Assigning Romo, a broadcast novice, to the top team initially felt like a leap of faith, or perhaps of foolishness. The best current analysts, including fellow former Cowboys quarterback Troy Aikman, started further down the depth chart before ascending to the top team.
And it is a job with distinguished lineage. CBS had featured just four lead analysts since it began broadcasting NFL games in 1956: Pat Summerall, Tom Brookshier, Madden, and Simms.
The workload of a top broadcast team is daunting. The CBS team, for instance, works each Sunday, plus five Thursday night games. Great discipline is required to prepare with so much travel and so little time between games. And one mistake nowadays can spark an unrelenting social media firestorm.
Making the wrong hire in such a prominent role can stain an executive’s résumé. Sure, McManus had heard raves from the CBS production crews that dealt with Romo as a player. And during a chance encounter at a party before Super Bowl XLIX in Phoenix, he saw it for himself.
McManus asked Romo what he thought about the matchup between the Patriots and Seahawks. What he got was an informal audition. Romo shared his thoughts for 10 minutes. McManus was so impressed he walked away convinced he’d just conversed with a future No. 1 analyst.
At Super Bowl 50, McManus followed up with a more formal meeting with Romo. For nearly two hours, the two of them sat with CBS chairman and CEO Les Moonves and CBS Sports president David Berson and “just talked football,’’ McManus said. “We came away from it knowing it was a risk we wanted to take.”
McManus wanted to hire Romo for this season so he would have a season of experience when CBS is the broadcast home for Super Bowl LIII next year.
“We pushed hard to convince Tony that this was a viable option now rather than continuing as the Dallas Cowboys quarterback,’’ said McManus.
In the days after Romo accepted, McManus told reporters that he thought the risk of starting him in the highest-profile role was a manageable one. He acknowledges now that by manageable, he meant that it was made clear to Romo that he had to be all-in if it was going to succeed to the degree everyone wanted.
“We told him it was his full-time job through the summer,’’ said McManus. “There would be no easing into it. It was going to be intense, and he had to be committed, because there was a lot to learn.”
Romo vowed to work hard when he was hired, and he did.

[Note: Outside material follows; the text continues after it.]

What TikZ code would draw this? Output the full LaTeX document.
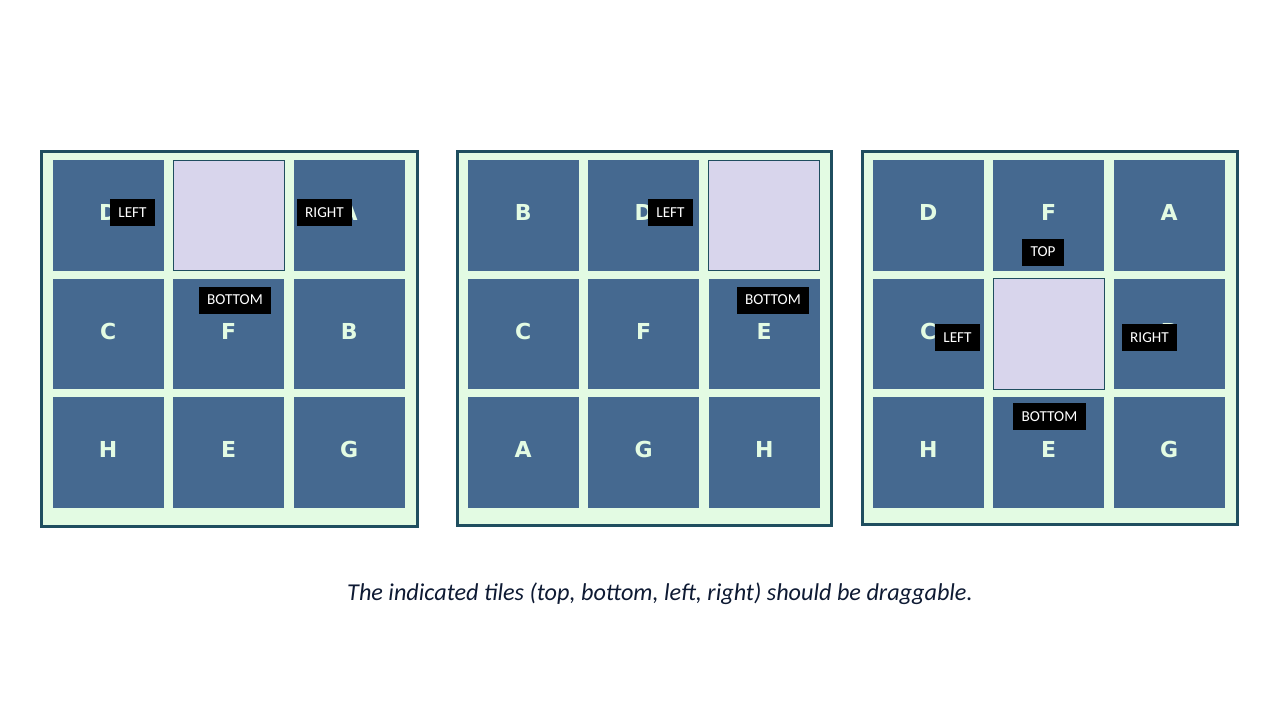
\documentclass[tikz,border=0pt]{standalone}
\usepackage{fontspec}
\setmainfont{Carlito}
\newfontfamily\tilefont{DejaVu Sans}
\definecolor{mint}{HTML}{E3FBE3}
\definecolor{tileblue}{HTML}{456990}
\definecolor{framecol}{HTML}{1F4E5F}
\definecolor{lav}{HTML}{D8D5EC}
\definecolor{capcol}{HTML}{0E1A33}
\tikzset{
  frame/.style={draw=framecol, line width=1.5pt, fill=mint},
  tile/.style={fill=tileblue, minimum width=55.5pt, minimum height=55.25pt, inner sep=0pt,
    text=mint, text depth=3pt, font=\tilefont\bfseries\fontsize{11}{11}\selectfont},
  hole/.style={fill=lav, draw=framecol, line width=0.5pt, minimum width=55.5pt, minimum height=55.25pt, inner sep=0pt},
  tag/.style={fill=black, text=white, font=\fontsize{7.6}{8}\selectfont, inner xsep=4.3pt, inner ysep=0pt, minimum height=13.5pt},
}
\begin{document}
\begin{tikzpicture}[x=0.5pt,y=-0.5pt]
\useasboundingbox (0,0) rectangle (1280,720);
\fill[white] (0,0) rectangle (1280,720);
% frames
\draw[frame] (41,151) rectangle (417,526);
\draw[frame] (457,151) rectangle (831,525);
\draw[frame] (862,151) rectangle (1237,524);
% grid 1
\foreach \l [count=\i from 0] in {D,,A,C,F,B,H,E,G}{
  \pgfmathtruncatemacro{\c}{mod(\i,3)}
  \pgfmathtruncatemacro{\r}{div(\i,3)}
  \ifx\l\empty
    \node[hole] (ga\i) at (108.2+120.5*\c, 215.5+118.5*\r) {};
  \else
    \node[tile] (ga\i) at (108.2+120.5*\c, 215.5+118.5*\r) {\l};
  \fi
}
% grid 2
\foreach \l [count=\i from 0] in {B,D,,C,F,E,A,G,H}{
  \pgfmathtruncatemacro{\c}{mod(\i,3)}
  \pgfmathtruncatemacro{\r}{div(\i,3)}
  \ifx\l\empty
    \node[hole] (gb\i) at (523.2+120.5*\c, 215.5+118.5*\r) {};
  \else
    \node[tile] (gb\i) at (523.2+120.5*\c, 215.5+118.5*\r) {\l};
  \fi
}
% grid 3
\foreach \l [count=\i from 0] in {D,F,A,C,,B,H,E,G}{
  \pgfmathtruncatemacro{\c}{mod(\i,3)}
  \pgfmathtruncatemacro{\r}{div(\i,3)}
  \ifx\l\empty
    \node[hole] (gc\i) at (928.2+120.5*\c, 215.5+118.5*\r) {};
  \else
    \node[tile] (gc\i) at (928.2+120.5*\c, 215.5+118.5*\r) {\l};
  \fi
}
% tags
\node[tag] (a-left) at (132.5,212.5) {LEFT};
\node[tag] (a-right) at (324.5,212.5) {RIGHT};
\node[tag] (a-bottom) at (235,300) {BOTTOM};
\node[tag] (b-left) at (670.5,212.5) {LEFT};
\node[tag] (b-bottom) at (773,300) {BOTTOM};
\node[tag] (c-top) at (1043,252) {TOP};
\node[tag] (c-left) at (957.5,337.5) {LEFT};
\node[tag] (c-right) at (1149.5,337.5) {RIGHT};
\node[tag] (c-bottom) at (1049.5,416.5) {BOTTOM};
% caption
\node[text=capcol, font=\itshape\fontsize{12.1}{14}\selectfont] (caption) at (660,594)
  {The indicated tiles (top, bottom, left, right) should be draggable.};
\end{tikzpicture}
\end{document}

“The one thing I have always felt is if there is a strength of mine, it’s my ability to learn,’’ said Romo in April. “If I’m not very good right away, my hope is it doesn’t take too long. And if I’m not, I can promise you I’ll be spending 20 hours a day trying to figure it out and I’ll be analyzing that all the time.”

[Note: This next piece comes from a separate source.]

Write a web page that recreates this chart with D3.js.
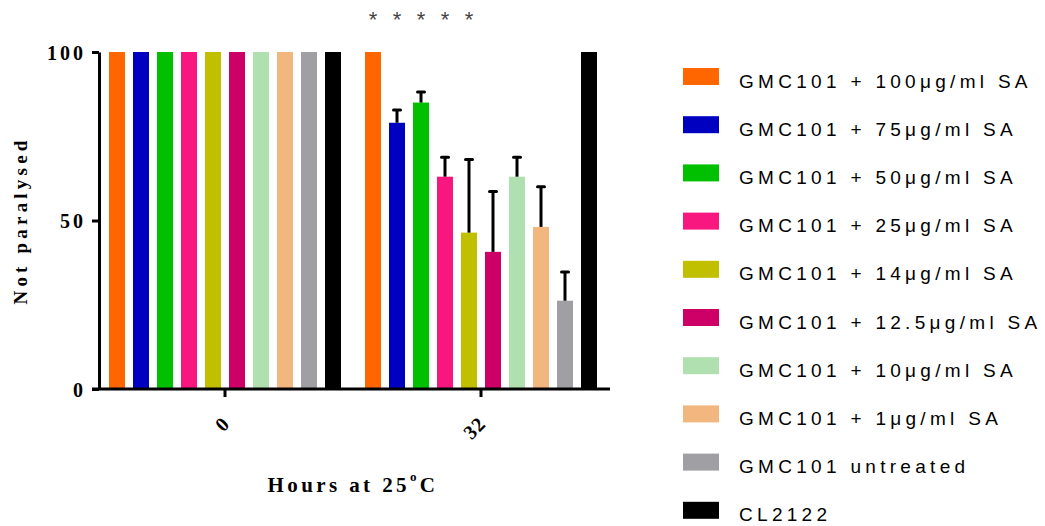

But he had invaluable help during his intensive preparations. Jim Rikhoff had worked for CBS Sports for 34 years, but this was his first as the producer of the network’s top NFL broadcast pairing. Rikhoff was essential in making sure that Romo rapidly reached the potential that McManus saw in him. Beginning that first month, Rikhoff put Romo through what CBS Sports calls its “broadcast boot camp” for the rookie analyst.
Romo did eight rehearsal games with the assistance of Cowboys radio voice Brad Sham, several of which were old CBS game broadcasts from which the announcers’ voices had been removed. Rikhoff visited Romo in Dallas six times from April until the start of preseason, critiquing the practice broadcasts while also teaching him various nuances, from how to make a point in a 30-second window to specific production terminology to getting the most out of production meetings with players and coaches.
Calling the plays
For all of the nuances of broadcasting he has learned, Romo has stayed true to his quarterback’s instincts. When he is narrating everything that goes on before a play and is projecting what might happen, that is really just an offshoot of processing it as he would if he were still playing.

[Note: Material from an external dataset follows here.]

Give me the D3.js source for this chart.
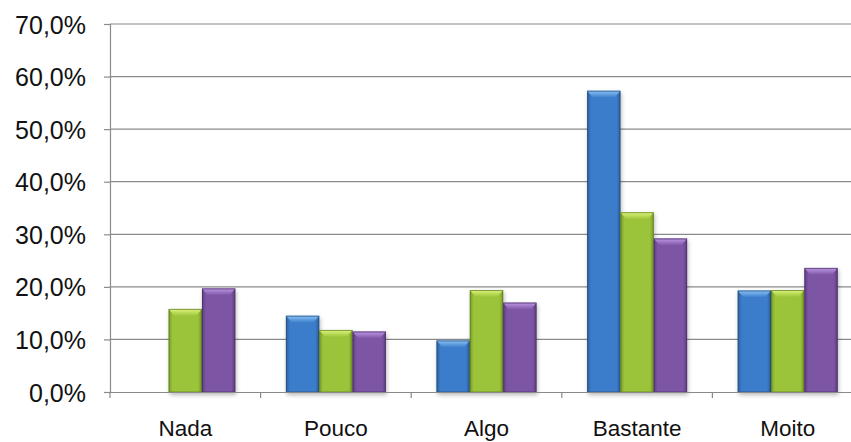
<!DOCTYPE html>
<html><head><meta charset="utf-8">
<script src="https://cdn.jsdelivr.net/npm/d3@7"></script>
<style>html,body{margin:0;padding:0;background:#fff;}svg{display:block;}</style>
</head><body><svg id="c" width="851" height="442"></svg>
<script>
const categories = ["Nada","Pouco","Algo","Bastante","Moito"];
const seriesNames = ["S1","S2","S3"];
const s1 = [0, 14.5, 9.8, 57.3, 19.3];
const s2 = [15.8, 11.8, 19.4, 34.2, 19.4];
const s3 = [19.7, 11.5, 17.0, 29.2, 23.6];
const yTicks = [0,10,20,30,40,50,60,70];
const colors = [
  {base:"#3b7dca", dark:"#2c5f9c", light:"#8cc4f7", edge:"#2a4f7e"},
  {base:"#9cc43a", dark:"#789c28", light:"#def57e", edge:"#5f7a22"},
  {base:"#7d55a5", dark:"#5d3d80", light:"#be98e6", edge:"#4a3066"}
];
const series = [s1,s2,s3];

const svg = d3.select("#c");
const W = 851, H = 442;
const mLeft = 110, mBottom = 392, mTop = 24, mRight = 863;
const x = d3.scaleBand().domain(categories).range([mLeft, mRight]).paddingInner(0).paddingOuter(0);
const y = d3.scaleLinear().domain([0,70]).range([mBottom, mTop]);
const inner = d3.scaleBand().domain(seriesNames).range([0, 100]);
const groupOffset = (x.bandwidth() - 100)/2;

const defs = svg.append("defs");
colors.forEach((c,i)=>{
  const g = defs.append("linearGradient").attr("id","body"+i).attr("x1","0").attr("x2","1").attr("y1","0").attr("y2","0");
  g.append("stop").attr("offset","0").attr("stop-color",c.dark);
  g.append("stop").attr("offset","0.12").attr("stop-color",c.base);
  g.append("stop").attr("offset","0.88").attr("stop-color",c.base);
  g.append("stop").attr("offset","1").attr("stop-color",c.dark);
  const t = defs.append("linearGradient").attr("id","top"+i).attr("x1","0").attr("x2","0").attr("y1","0").attr("y2","1");
  t.append("stop").attr("offset","0").attr("stop-color",c.light);
  t.append("stop").attr("offset","1").attr("stop-color",c.base);
});
const f = defs.append("filter").attr("id","sh").attr("x","-20%").attr("y","-20%").attr("width","140%").attr("height","140%");
f.append("feGaussianBlur").attr("stdDeviation",2.2);

svg.append("rect").attr("width",W).attr("height",H).attr("fill","#fff");

svg.append("g").selectAll("line").data(yTicks.filter(d=>d>0)).join("line")
  .attr("x1",mLeft).attr("x2",W).attr("y1",d=>y(d)).attr("y2",d=>y(d))
  .attr("stroke","#8a8a8a").attr("stroke-width",1.2);

const yAxis = d3.axisLeft(y).tickValues(yTicks).tickSize(6).tickPadding(18)
  .tickFormat(d=>d3.format(".1f")(d).replace(".",",")+"%");
const ya = svg.append("g").attr("transform",`translate(${mLeft},0)`).call(yAxis);
ya.select(".domain").attr("stroke","#8a8a8a").attr("stroke-width",1.2);
ya.selectAll(".tick line").attr("stroke","#8a8a8a").attr("stroke-width",1.2);
ya.selectAll("text").attr("font-family","Liberation Sans, Arial, sans-serif").attr("font-size",25).attr("fill","#111").attr("dy","0.36em");

series.forEach((vals,si)=>{
  const g = svg.append("g");
  const data = categories.map((c,ci)=>({c, v: vals[ci]})).filter(d=>d.v>0);
  const bx = d=>x(d.c)+groupOffset+inner(seriesNames[si]);
  const bw = inner.bandwidth();
  g.selectAll("rect.sh").data(data).join("rect").attr("class","sh")
    .attr("x",d=>bx(d)+1).attr("y",d=>y(d.v)+2).attr("width",bw).attr("height",d=>mBottom-y(d.v)+1)
    .attr("fill","rgba(0,0,0,0.28)").attr("filter","url(#sh)");
  g.selectAll("rect.b").data(data).join("rect").attr("class","b")
    .attr("x",d=>bx(d)).attr("y",d=>y(d.v)).attr("width",bw).attr("height",d=>mBottom-y(d.v))
    .attr("fill",`url(#body${si})`);
  g.selectAll("path.t").data(data).join("path").attr("class","t")
    .attr("d",d=>{const X=bx(d), Y=y(d.v), b=6;
      return `M${X},${Y}L${X+bw},${Y}L${X+bw-b},${Y+b+1}L${X+b},${Y+b+1}Z`;})
    .attr("fill",`url(#top${si})`);
  g.selectAll("rect.o").data(data).join("rect").attr("class","o")
    .attr("x",d=>bx(d)+0.5).attr("y",d=>y(d.v)+0.5).attr("width",bw-1).attr("height",d=>mBottom-y(d.v)-0.5)
    .attr("fill","none").attr("stroke",colors[si].edge).attr("stroke-opacity",0.7).attr("stroke-width",1);
});

const xAxis = d3.axisBottom(x).tickSize(0).tickPadding(28);
const xa = svg.append("g").attr("transform",`translate(0,${mBottom})`).call(xAxis);
xa.select(".domain").attr("stroke","#8a8a8a").attr("stroke-width",1.2);
xa.selectAll("text").attr("font-family","Liberation Sans, Arial, sans-serif").attr("font-size",22.5).attr("fill","#111").attr("dy","0.71em");
svg.append("g").selectAll("line").data(categories).join("line")
  .attr("x1",d=>x(d)).attr("x2",d=>x(d)).attr("y1",mBottom).attr("y2",mBottom+6)
  .attr("stroke","#8a8a8a").attr("stroke-width",1.2);
</script></body></html>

“I’m basically voicing things that are going through my head instead of just thinking them to myself,’’ he said. “There are a million little things you look for that are situationally involved.
“Sometimes it’s mannerisms. People will give that away a lot of times, especially younger defensive players. You know in a lot of cases what they’re thinking or trying to do.”
McManus said there are still areas for improvement, such as becoming more adept at utilizing the Telestrator and smoothing out some interactions with Nantz.
“I keep telling everybody not to fall in love with your press,’’ said McManus. “Don’t let your guard down. Because these things can turn.
“The reason John Madden and other great broadcasters were so good is that they continued to hone their skills and keep their contacts up. Tony needs to continue to talk to players, general managers, and to study the game.
“And I have no doubt that he will. He’s a hard worker, he’s competitive, and he wants to set the standard for NFL analysts.”
Outside criticisms of Romo have been minor, and some come with undertones of envy. In September, Hall of Fame tight end Shannon Sharpe, now of Fox Sports, griped that viewers would get tired of Romo predicting what was coming. “Like someone telling how the movie will play out.”
Earlier in the season, Brent Musberger, who made his name as the “NFL Today” studio host in the ’70s, said Romo was getting in Nantz’s way: “You’re intruding on your play-by-play man Jim Nantz, who’s just trying to give us the scene.” It’s true that Romo does sometimes talk over Nantz, but it comes across as excitement about what he’s watching rather than any collision of ego.
“If a player does great things, you want to talk about it,’’ said Romo. “Hopefully, you show the viewers what they’re seeing, and tell them the why and how. Hopefully, they enjoy the energy you bring along the way.”
The predictions are fun, and they helped Romo gain immediate acclaim. But his truest appeal can be found in that quote. Romo is a charismatic master of accessibility, of making something that could be complicated — football, sure, but broadcasting too — sound so darn easy.